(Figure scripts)
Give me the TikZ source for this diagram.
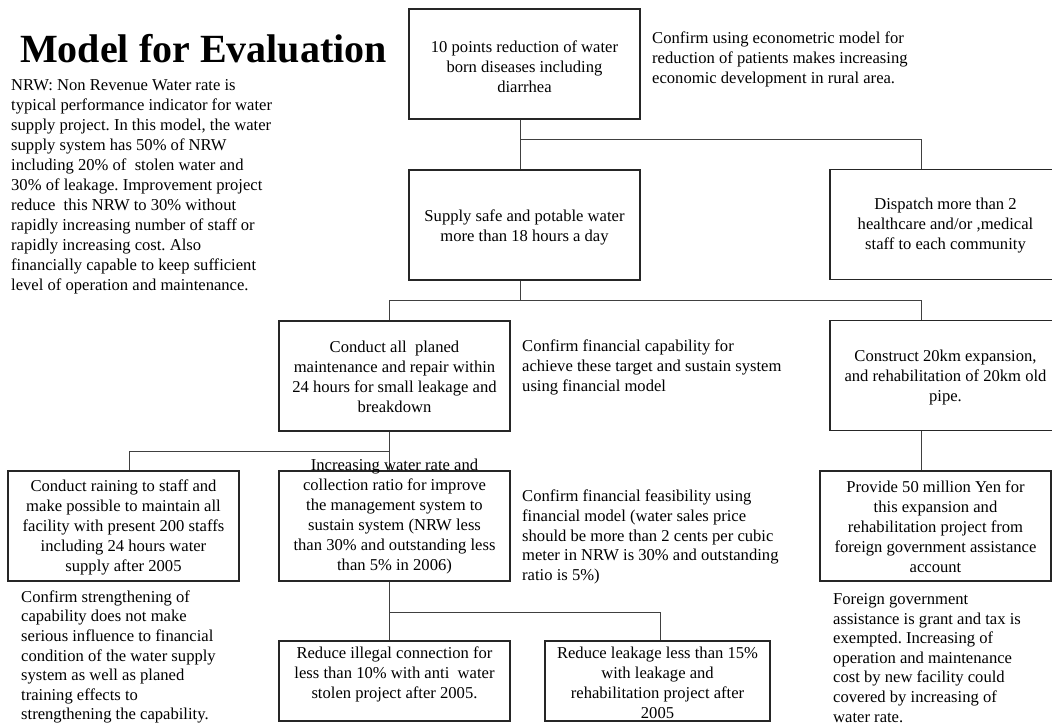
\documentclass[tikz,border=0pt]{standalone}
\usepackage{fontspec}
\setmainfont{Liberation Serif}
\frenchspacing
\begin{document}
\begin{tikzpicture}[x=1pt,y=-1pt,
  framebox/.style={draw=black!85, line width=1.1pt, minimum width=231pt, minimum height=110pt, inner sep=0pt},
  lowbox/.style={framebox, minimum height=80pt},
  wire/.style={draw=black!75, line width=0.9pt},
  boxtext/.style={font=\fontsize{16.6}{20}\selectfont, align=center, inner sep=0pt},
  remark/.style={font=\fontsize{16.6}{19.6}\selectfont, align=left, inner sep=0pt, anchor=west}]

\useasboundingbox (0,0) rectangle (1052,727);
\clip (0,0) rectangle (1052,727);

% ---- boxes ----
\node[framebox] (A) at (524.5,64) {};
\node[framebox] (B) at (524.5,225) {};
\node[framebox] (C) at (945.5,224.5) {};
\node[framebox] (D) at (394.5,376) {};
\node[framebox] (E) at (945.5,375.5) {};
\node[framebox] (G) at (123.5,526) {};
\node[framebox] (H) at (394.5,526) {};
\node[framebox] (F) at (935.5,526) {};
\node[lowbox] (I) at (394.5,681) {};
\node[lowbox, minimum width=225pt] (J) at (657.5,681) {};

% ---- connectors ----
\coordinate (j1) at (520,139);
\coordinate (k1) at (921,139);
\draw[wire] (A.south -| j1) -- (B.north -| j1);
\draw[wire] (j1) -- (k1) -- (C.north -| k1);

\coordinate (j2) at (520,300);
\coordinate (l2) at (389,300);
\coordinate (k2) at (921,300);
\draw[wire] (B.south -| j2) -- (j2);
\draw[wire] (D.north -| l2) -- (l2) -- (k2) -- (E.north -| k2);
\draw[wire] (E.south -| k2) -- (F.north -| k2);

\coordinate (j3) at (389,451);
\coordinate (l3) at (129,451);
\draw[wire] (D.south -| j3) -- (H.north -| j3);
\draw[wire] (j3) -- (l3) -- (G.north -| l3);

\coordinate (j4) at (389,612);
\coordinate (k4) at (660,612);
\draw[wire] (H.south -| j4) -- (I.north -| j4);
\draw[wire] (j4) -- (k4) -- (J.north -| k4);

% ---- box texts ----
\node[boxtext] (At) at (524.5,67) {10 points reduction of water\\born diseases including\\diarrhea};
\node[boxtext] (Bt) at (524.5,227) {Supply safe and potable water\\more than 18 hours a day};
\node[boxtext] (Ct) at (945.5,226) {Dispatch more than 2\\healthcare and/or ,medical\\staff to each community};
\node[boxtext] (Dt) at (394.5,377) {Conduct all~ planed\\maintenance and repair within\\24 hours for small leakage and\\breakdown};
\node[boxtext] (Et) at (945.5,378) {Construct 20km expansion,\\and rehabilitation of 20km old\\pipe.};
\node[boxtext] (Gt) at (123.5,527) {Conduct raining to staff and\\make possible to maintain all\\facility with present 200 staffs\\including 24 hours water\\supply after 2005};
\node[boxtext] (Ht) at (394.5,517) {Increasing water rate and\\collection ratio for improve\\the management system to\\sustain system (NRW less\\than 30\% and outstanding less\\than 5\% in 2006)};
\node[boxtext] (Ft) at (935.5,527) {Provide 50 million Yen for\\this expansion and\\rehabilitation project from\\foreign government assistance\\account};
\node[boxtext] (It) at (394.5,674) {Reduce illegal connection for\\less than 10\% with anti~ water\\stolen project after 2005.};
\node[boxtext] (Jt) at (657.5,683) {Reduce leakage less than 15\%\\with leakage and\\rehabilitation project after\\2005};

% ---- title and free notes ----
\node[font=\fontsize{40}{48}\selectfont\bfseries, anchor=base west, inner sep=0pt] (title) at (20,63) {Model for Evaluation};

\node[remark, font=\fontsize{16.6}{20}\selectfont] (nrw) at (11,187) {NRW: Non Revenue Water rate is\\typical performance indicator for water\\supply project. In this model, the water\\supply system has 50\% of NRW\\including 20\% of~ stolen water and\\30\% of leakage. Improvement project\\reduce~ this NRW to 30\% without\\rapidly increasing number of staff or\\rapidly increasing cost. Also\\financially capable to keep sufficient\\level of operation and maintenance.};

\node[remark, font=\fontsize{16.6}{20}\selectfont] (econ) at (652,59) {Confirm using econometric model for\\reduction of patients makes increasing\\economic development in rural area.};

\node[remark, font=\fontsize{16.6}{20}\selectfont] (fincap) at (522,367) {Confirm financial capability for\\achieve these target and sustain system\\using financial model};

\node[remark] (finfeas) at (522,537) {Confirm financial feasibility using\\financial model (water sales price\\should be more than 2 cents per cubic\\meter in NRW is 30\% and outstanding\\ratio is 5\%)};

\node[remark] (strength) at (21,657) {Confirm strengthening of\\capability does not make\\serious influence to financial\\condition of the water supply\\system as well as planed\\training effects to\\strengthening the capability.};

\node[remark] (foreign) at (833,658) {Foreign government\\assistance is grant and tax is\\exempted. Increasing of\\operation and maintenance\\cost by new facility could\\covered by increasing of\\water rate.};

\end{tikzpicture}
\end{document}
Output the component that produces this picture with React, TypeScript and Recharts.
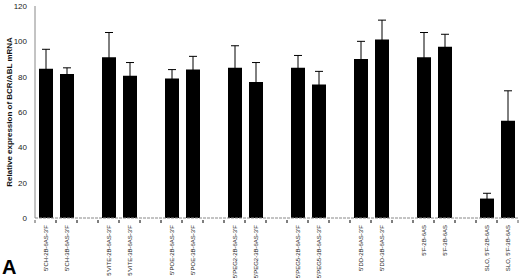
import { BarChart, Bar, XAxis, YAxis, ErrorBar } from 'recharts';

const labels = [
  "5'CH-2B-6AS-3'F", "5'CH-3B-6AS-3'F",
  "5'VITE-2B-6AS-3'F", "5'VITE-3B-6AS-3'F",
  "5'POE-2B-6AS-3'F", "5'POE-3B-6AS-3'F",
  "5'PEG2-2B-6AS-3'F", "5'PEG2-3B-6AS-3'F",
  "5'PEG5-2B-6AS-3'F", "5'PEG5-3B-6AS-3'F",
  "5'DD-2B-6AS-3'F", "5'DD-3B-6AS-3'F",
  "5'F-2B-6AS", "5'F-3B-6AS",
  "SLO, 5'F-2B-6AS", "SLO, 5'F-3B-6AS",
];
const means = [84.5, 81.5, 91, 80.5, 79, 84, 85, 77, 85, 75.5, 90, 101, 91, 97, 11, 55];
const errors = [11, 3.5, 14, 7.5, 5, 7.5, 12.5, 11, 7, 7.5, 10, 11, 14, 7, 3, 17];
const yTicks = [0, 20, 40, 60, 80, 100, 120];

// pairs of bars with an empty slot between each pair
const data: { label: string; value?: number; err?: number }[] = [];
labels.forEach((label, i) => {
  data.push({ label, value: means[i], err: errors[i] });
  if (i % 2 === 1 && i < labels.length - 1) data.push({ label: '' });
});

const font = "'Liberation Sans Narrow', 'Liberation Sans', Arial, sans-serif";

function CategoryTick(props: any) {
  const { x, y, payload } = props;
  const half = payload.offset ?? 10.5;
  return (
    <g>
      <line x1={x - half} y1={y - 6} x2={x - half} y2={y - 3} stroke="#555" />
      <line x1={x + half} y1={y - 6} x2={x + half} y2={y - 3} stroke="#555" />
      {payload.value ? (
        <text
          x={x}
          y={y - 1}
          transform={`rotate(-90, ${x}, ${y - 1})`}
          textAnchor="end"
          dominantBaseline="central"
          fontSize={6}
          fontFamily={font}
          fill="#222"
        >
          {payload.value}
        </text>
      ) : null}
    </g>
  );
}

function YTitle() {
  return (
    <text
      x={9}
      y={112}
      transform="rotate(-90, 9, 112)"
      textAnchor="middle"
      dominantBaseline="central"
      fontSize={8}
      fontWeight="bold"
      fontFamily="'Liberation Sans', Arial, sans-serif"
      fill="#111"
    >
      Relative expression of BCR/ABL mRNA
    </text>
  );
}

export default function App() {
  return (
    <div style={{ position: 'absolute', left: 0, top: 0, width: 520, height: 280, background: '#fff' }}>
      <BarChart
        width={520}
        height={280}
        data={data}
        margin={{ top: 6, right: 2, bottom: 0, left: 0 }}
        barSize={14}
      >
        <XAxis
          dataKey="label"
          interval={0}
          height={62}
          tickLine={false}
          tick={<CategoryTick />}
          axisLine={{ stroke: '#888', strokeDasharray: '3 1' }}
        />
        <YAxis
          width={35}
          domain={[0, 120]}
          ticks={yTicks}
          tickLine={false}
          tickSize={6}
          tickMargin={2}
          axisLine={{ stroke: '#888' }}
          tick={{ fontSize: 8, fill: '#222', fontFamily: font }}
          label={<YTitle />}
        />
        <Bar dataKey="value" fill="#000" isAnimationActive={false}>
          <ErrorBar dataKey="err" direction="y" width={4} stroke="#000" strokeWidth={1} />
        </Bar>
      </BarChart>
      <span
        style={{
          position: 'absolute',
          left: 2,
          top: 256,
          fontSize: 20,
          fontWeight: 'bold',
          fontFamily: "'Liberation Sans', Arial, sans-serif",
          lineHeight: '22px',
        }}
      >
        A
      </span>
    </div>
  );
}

▶ The request: Extract, without any images, the part of the material above that opens with the line containing "Output the component" and closes with the line containing "const yTicks = [0, 20, 40, 60, 80, 100, 120];", both lines included.

▶ Exercise solution:
Output the component that produces this picture with React, TypeScript and Recharts.
import { BarChart, Bar, XAxis, YAxis, ErrorBar } from 'recharts';

const labels = [
  "5'CH-2B-6AS-3'F", "5'CH-3B-6AS-3'F",
  "5'VITE-2B-6AS-3'F", "5'VITE-3B-6AS-3'F",
  "5'POE-2B-6AS-3'F", "5'POE-3B-6AS-3'F",
  "5'PEG2-2B-6AS-3'F", "5'PEG2-3B-6AS-3'F",
  "5'PEG5-2B-6AS-3'F", "5'PEG5-3B-6AS-3'F",
  "5'DD-2B-6AS-3'F", "5'DD-3B-6AS-3'F",
  "5'F-2B-6AS", "5'F-3B-6AS",
  "SLO, 5'F-2B-6AS", "SLO, 5'F-3B-6AS",
];
const means = [84.5, 81.5, 91, 80.5, 79, 84, 85, 77, 85, 75.5, 90, 101, 91, 97, 11, 55];
const errors = [11, 3.5, 14, 7.5, 5, 7.5, 12.5, 11, 7, 7.5, 10, 11, 14, 7, 3, 17];
const yTicks = [0, 20, 40, 60, 80, 100, 120];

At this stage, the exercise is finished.